This week, the Federal Deposit Insurance Corp. released its latest quarterly banking profile. That’s a survey of thousands of large and small banks that asks about profits, interest rates, and whether they’re lending more money (or less).
Now, you might think in this era of rising interest rates that less money would be the answer. But the survey found that total loan balances rose from both the previous quarter and over the previous year. In fact, that year-over-year increase in loan balances was the second-largest in more than 30 years.
Businesses and consumers have plenty of reasons to borrow right now.
The FDIC found that loan balances increased across the board — consumer loans, commercial and industrial loans, and even mortgages.
“It’s a little surprising,” said Peter Alden, CEO of Bay State Savings Bank in Massachusetts. “We thought we’d come through year-end and into the first quarter with loan demand, based on the higher interest rates, decreasing.”
But inflation is pushing business clients to borrow so they can pay for more expensive inventory, Alden said. And consumers are using home equity loans to pay off their credit card debt.
“They can move from a credit card rate of, say, over 10% or 11% down to a 6.5% interest rate on an equity loan,” he added.
Businesses can justify paying higher interest rates if the projects they borrow for pay off. A lot of commercial real estate developers have been borrowing more lately, according to David Reiling, CEO of Sunrise Banks in Minnesota.

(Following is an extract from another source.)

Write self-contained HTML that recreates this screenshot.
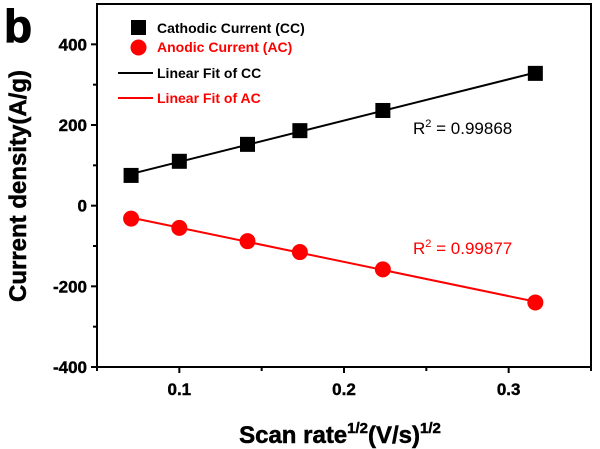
<!DOCTYPE html>
<html><head><meta charset="utf-8"><style>
body{margin:0;background:#fff;}
svg{display:block;font-family:"Liberation Sans",Arial,sans-serif;}
</style></head><body>
<svg id="chart" width="600" height="449" viewBox="0 0 600 449">
<text x="4" y="42" font-size="46" font-weight="bold" stroke="#000" stroke-width="1">b</text>
<g id="axes"></g><g id="marks"></g>
<g font-size="14" font-weight="bold">
<rect x="131" y="20" width="15" height="15" fill="#000"/>
<text x="157" y="33" fill="#000">Cathodic Current (CC)</text>
<circle cx="138.5" cy="47.5" r="8" fill="#f00"/>
<text x="157" y="52" fill="#f00">Anodic Current (AC)</text>
<line x1="118" y1="73" x2="153" y2="73" stroke="#000" stroke-width="2"/>
<text x="157" y="78" fill="#000">Linear Fit of CC</text>
<line x1="118" y1="98" x2="153" y2="98" stroke="#f00" stroke-width="2"/>
<text x="157" y="103" fill="#f00">Linear Fit of AC</text>
</g>
<text x="413" y="134" font-size="17" fill="#000">R<tspan dy="-7" font-size="11">2</tspan><tspan dy="7"> = 0.99868</tspan></text>
<text x="413" y="254" font-size="17" fill="#f00">R<tspan dy="-7" font-size="11">2</tspan><tspan dy="7"> = 0.99877</tspan></text>
<text transform="translate(26,186) rotate(-90)" text-anchor="middle" font-size="24" font-weight="bold" stroke="#000" stroke-width="0.5">Current density(A/g)</text>
<text x="340" y="443" text-anchor="middle" font-size="24" font-weight="bold" stroke="#000" stroke-width="0.5">Scan rate<tspan dy="-10" font-size="15">1/2</tspan><tspan dy="10">(V/s)</tspan><tspan dy="-10" font-size="15">1/2</tspan></text>
</svg>
<script>
const xs = [0.0707, 0.1, 0.1414, 0.1732, 0.2236, 0.3162];
const ccValues = [75, 110, 152, 186, 236, 328];
const acValues = [-32, -55, -88, -115, -158, -240];
const xTicks = [0.1, 0.2, 0.3];
const xMinor = [0.05, 0.15, 0.25, 0.35];
const yTicks = [-400, -200, 0, 200, 400];
const yMinor = [-300, -100, 100, 300];
const NS = "http://www.w3.org/2000/svg";
const L = 97, R = 591, T = 4, B = 367;
const X = v => L + (v - 0.05) / 0.3 * (R - L);
const Y = v => B - (v + 400) / 900 * (B - T);
function mk(tag, attrs, parent) { const e = document.createElementNS(NS, tag); for (const k in attrs) e.setAttribute(k, attrs[k]); parent.appendChild(e); return e; }
const axes = document.getElementById('axes'), marks = document.getElementById('marks');
const frame = mk('rect', {x: L, y: T, width: R - L, height: B - T, fill: 'none', stroke: '#000', 'stroke-width': 2}, axes);


xTicks.forEach(v => {
  const t = mk('line', {x1: X(v), x2: X(v), y1: B, y2: B + 6, stroke: '#000', 'stroke-width': 2}, axes);
  
  
  const s = mk('text', {x: X(v), y: B + 28, 'text-anchor': 'middle', 'font-size': 17, 'font-weight': 'bold', stroke: '#000', 'stroke-width': 0.4}, axes);
  s.textContent = v.toFixed(1);
  
  
});
xMinor.forEach(v => {
  const t = mk('line', {x1: X(v), x2: X(v), y1: B, y2: B + 4, stroke: '#000', 'stroke-width': 2}, axes);
  
  
});
yTicks.forEach(v => {
  const t = mk('line', {x1: L - 6, x2: L, y1: Y(v), y2: Y(v), stroke: '#000', 'stroke-width': 2}, axes);
  
  
  const s = mk('text', {x: L - 10, y: Y(v) + 6, 'text-anchor': 'end', 'font-size': 17, 'font-weight': 'bold', stroke: '#000', 'stroke-width': 0.4}, axes);
  s.textContent = v;
  
  
});
yMinor.forEach(v => {
  const t = mk('line', {x1: L - 4, x2: L, y1: Y(v), y2: Y(v), stroke: '#000', 'stroke-width': 2}, axes);
  
  
});
function fit(ys) {
  const n = xs.length, mx = xs.reduce((a, b) => a + b) / n, my = ys.reduce((a, b) => a + b) / n;
  let sxy = 0, sxx = 0; xs.forEach((x, i) => { sxy += (x - mx) * (ys[i] - my); sxx += (x - mx) * (x - mx); });
  const m = sxy / sxx; return [m, my - m * mx];
}
[[ccValues, '#000', 'cc'], [acValues, '#f00', 'ac']].forEach(([ys, c, id]) => {
  const [m, b] = fit(ys);
  const x0 = xs[0], x1 = xs[xs.length - 1];
  const ln = mk('line', {x1: X(x0), y1: Y(m * x0 + b), x2: X(x1), y2: Y(m * x1 + b), stroke: c, 'stroke-width': 2}, marks);
  
  
  xs.forEach((x, i) => {
    let p;
    if (id === 'cc') p = mk('rect', {x: X(x) - 7.5, y: Y(ys[i]) - 7.5, width: 15, height: 15, fill: c}, marks);
    else p = mk('circle', {cx: X(x), cy: Y(ys[i]), r: 8, fill: c}, marks);
    
    
  });
});
</script>
</body></html>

“They feel they can raise rents and stay competitive, and so the math still works,” he said.
The FDIC says loan-making could slow down if the global economy stumbles. But Dominik Mjartan, CEO of Optus Bank in South Carolina, said the economy in his region is booming.

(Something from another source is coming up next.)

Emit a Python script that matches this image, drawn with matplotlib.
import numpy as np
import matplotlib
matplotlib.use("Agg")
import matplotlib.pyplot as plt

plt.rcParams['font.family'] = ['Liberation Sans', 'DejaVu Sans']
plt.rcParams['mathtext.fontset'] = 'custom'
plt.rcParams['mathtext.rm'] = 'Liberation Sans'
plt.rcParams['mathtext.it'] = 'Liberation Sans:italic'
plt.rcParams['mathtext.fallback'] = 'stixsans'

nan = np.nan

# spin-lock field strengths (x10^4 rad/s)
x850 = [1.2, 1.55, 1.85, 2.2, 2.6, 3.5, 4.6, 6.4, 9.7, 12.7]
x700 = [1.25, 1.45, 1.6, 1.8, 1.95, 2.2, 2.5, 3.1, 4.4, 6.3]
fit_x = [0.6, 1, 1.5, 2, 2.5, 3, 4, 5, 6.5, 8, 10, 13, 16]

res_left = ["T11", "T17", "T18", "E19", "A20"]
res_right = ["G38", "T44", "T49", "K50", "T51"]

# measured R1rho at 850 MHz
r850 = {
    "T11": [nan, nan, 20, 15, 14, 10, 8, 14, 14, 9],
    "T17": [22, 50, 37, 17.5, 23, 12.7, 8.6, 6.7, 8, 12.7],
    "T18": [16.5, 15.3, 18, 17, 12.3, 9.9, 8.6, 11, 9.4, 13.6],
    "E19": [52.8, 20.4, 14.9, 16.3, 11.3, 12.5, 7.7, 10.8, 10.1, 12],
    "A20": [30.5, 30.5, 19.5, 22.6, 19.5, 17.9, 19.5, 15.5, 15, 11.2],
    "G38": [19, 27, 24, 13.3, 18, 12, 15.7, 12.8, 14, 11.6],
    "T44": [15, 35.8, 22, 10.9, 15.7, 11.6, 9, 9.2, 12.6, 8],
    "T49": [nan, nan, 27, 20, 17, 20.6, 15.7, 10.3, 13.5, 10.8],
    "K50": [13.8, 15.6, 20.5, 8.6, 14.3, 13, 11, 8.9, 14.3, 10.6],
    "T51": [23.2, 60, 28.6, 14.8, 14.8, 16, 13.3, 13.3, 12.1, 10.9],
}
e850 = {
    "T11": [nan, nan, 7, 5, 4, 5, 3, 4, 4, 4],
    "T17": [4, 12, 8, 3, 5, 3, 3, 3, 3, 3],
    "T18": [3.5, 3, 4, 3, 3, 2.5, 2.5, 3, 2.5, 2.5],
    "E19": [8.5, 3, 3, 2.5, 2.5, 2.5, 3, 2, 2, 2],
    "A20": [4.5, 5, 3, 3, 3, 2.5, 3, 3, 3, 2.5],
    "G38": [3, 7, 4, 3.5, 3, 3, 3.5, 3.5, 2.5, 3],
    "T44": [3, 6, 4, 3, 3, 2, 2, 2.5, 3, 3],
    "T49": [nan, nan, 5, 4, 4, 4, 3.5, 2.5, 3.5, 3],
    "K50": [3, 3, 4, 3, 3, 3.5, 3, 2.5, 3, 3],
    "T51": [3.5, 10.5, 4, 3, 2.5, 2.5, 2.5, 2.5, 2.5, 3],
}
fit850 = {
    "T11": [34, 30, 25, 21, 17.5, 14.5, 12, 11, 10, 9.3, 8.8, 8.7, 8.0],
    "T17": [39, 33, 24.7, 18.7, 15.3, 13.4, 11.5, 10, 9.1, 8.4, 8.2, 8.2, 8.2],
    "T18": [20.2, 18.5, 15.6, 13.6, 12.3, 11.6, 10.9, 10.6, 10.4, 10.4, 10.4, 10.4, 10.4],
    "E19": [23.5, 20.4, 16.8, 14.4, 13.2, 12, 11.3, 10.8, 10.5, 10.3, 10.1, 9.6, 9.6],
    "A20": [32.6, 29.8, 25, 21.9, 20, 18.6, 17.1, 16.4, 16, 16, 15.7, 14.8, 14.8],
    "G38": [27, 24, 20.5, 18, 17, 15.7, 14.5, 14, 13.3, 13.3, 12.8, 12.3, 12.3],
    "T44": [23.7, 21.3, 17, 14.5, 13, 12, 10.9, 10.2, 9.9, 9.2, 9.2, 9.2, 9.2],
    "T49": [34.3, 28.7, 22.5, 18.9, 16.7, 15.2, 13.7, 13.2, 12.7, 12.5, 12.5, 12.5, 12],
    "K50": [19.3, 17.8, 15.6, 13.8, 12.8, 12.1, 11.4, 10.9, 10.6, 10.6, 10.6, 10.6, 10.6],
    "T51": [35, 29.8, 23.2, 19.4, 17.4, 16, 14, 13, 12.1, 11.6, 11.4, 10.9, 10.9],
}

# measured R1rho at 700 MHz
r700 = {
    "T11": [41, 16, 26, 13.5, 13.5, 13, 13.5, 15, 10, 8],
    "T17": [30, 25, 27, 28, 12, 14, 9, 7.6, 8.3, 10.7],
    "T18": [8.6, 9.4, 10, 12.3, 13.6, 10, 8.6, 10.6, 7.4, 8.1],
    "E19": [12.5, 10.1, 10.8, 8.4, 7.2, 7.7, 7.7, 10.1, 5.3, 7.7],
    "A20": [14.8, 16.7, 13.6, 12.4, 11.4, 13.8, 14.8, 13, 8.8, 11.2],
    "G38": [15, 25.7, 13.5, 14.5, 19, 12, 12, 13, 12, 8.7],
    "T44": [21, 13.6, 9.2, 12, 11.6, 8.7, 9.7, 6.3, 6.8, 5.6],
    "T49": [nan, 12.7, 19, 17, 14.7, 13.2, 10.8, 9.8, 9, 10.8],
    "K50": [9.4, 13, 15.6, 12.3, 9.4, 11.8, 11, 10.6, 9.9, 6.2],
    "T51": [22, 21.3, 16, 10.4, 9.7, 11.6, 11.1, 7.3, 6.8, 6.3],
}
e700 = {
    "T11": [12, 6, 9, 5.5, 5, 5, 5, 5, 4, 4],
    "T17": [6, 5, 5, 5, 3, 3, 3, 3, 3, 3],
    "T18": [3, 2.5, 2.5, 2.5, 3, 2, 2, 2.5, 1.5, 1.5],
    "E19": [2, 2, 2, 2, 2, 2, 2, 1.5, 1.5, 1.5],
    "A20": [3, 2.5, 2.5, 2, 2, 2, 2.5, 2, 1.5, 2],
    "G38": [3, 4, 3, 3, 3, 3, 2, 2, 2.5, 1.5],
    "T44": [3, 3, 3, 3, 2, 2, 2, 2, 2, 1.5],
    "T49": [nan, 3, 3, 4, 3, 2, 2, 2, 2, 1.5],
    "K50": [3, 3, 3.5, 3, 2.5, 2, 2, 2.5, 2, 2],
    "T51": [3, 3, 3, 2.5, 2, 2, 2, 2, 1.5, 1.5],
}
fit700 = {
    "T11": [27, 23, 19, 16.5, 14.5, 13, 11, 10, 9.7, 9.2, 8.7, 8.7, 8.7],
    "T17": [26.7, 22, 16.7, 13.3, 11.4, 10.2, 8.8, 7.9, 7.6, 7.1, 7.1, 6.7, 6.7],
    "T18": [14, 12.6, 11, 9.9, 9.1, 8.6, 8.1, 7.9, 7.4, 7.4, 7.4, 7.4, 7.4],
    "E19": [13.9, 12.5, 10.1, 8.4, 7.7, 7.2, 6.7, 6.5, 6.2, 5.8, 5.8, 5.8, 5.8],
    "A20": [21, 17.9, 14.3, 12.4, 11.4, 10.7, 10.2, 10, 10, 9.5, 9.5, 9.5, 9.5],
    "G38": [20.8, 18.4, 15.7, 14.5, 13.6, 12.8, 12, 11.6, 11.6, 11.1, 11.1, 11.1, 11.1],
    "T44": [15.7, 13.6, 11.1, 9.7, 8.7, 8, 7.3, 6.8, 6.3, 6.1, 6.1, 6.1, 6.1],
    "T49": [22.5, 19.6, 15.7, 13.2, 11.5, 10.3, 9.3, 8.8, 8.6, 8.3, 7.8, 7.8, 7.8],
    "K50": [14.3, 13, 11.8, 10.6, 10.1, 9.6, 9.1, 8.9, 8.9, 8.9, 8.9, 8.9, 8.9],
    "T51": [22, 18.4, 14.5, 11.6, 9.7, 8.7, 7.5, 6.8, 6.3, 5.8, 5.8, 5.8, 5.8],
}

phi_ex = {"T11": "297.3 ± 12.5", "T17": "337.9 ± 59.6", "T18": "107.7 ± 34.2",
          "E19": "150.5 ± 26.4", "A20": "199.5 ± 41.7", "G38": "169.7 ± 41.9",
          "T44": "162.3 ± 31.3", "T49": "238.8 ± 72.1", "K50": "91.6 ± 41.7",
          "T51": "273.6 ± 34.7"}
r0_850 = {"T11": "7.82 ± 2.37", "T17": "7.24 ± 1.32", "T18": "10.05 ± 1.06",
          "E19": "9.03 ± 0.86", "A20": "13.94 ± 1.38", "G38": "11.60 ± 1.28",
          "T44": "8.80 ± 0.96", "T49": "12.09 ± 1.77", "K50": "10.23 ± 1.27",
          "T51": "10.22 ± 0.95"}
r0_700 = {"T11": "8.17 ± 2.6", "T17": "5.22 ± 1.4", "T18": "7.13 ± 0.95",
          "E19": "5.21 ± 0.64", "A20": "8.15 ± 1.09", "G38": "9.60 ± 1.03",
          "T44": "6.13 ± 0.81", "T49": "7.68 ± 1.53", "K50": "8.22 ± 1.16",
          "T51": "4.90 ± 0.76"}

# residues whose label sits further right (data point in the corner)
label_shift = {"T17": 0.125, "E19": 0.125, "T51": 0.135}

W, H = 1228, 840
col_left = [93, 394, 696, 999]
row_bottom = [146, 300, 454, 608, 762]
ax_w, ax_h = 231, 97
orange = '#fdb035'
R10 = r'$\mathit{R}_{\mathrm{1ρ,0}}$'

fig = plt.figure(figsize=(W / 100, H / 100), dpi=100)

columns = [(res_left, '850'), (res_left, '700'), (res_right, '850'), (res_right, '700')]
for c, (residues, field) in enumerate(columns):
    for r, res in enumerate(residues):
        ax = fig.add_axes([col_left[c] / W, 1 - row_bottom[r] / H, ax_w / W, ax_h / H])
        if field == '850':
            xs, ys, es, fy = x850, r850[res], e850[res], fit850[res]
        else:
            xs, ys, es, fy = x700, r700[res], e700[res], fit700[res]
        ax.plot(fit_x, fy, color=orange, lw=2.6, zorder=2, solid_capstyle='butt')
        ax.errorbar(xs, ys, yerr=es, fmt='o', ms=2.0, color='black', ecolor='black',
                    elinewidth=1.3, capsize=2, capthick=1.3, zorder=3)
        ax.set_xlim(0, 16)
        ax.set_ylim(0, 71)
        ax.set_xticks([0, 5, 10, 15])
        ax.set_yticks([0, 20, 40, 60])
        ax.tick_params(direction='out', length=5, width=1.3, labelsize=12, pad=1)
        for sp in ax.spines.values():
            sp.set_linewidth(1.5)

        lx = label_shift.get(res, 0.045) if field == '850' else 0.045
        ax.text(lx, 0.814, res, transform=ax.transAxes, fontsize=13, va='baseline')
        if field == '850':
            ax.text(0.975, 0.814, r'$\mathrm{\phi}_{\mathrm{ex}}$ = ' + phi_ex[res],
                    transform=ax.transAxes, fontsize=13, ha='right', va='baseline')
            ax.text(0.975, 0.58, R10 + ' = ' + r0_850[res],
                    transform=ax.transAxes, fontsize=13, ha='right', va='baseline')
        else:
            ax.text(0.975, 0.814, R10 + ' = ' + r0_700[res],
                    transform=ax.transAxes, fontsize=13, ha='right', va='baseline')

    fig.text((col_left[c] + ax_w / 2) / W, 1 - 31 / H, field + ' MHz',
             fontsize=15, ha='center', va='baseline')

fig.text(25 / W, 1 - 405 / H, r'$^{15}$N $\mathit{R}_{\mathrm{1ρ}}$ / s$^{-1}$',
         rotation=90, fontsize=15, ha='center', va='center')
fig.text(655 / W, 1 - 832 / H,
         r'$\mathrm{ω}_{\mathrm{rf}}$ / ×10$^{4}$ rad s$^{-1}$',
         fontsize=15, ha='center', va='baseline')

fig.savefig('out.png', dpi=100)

“Everything from real estate to restaurants, to new businesses — the interest rates have not seemed to damper that appetite for growth and access to credit at all,” he said.
Borrowers are asking about interest rates, Mjartan said, and many are trying to get creative. “Where you may have a three- or a five-year fixed-rate loan, at, let’s say, 6.5% or even 7%, but then you make it five years from now, you make it adjustable,” he said.
The idea is to save some money — if interest rates fall in the long run.